KIRKLAND, Wash. — A reliable, quality truck with dependable uptime is more important than ever, especially with the new Hours of Service rules right around the corner, said Jim Bechtold, Kenworth’s chief engineer.
“Under the new HOS rules, the clock starts ticking as soon as drivers go on-duty and continues counting up to 14 hours, whether they are driving or waiting at the loading dock,” Bechtold said. “This will put more pressure on drivers and their equipment to make on-time deliveries,” he said. “Deliveries and unloading will need to be scheduled down to the minute, so if a driver shows up late, it will cost everyone money. That’s why running a reliable truck is so important – it will help maximize uptime and productivity and minimize unexpected repairs. And for those who want to make a profit, it’s simply the smart way to go.”
Bechtold feels Kenworth is ahead of the curve thanks to the company’s history of paying attention to the smallest of details to make a better, more reliable truck. “As an example, if you look at the way we wire and plumb our trucks, it’s evident that ease of maintenance and reliability were the main motivators. Same with the way we use threaded steel spring pins and bushings to extend the front suspension and improve steering.
At the factory level, Bechtold says employees are encouraged to suggest ways to improve the assembly process.
“Our plant people are vital to quality control and they have a tremendous amount of pride in producing the highest quality truck possible,” said Bechtold. “Every year, dozens of improvements are made at the plants which gives our customers a more reliable truck.”
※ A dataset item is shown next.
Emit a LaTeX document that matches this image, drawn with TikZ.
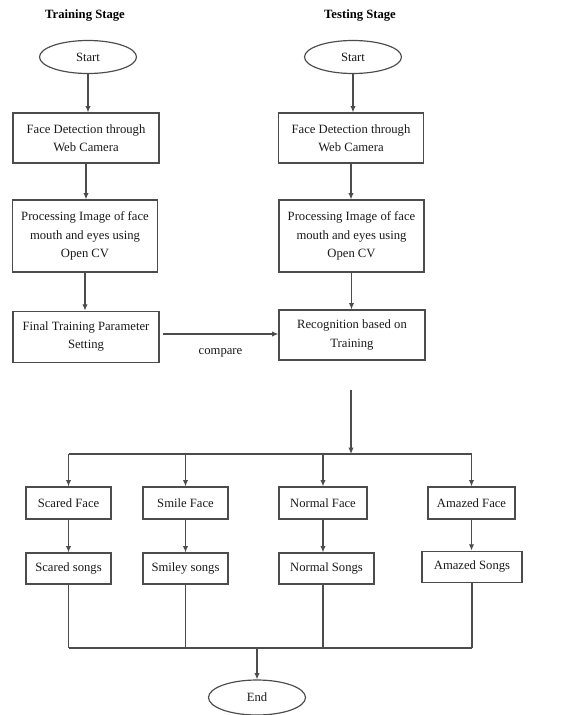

“The thing we’ve noticed over the years is Kenworth’s cab quality,” added Dick Terpening, of Terpening Trucking, based in Syracuse, N.Y. “With other trucks, it’s door hinges, window cranks, fuel gauges that break down – little things, really, but things that Kenworth has paid attention to. I was shown a hood hinge on another make of truck recently and this truck builder used a half-inch pin. Kenworth’s was seven-eighths of an inch. And it went all the way across. They’re little things, but they make a big difference.”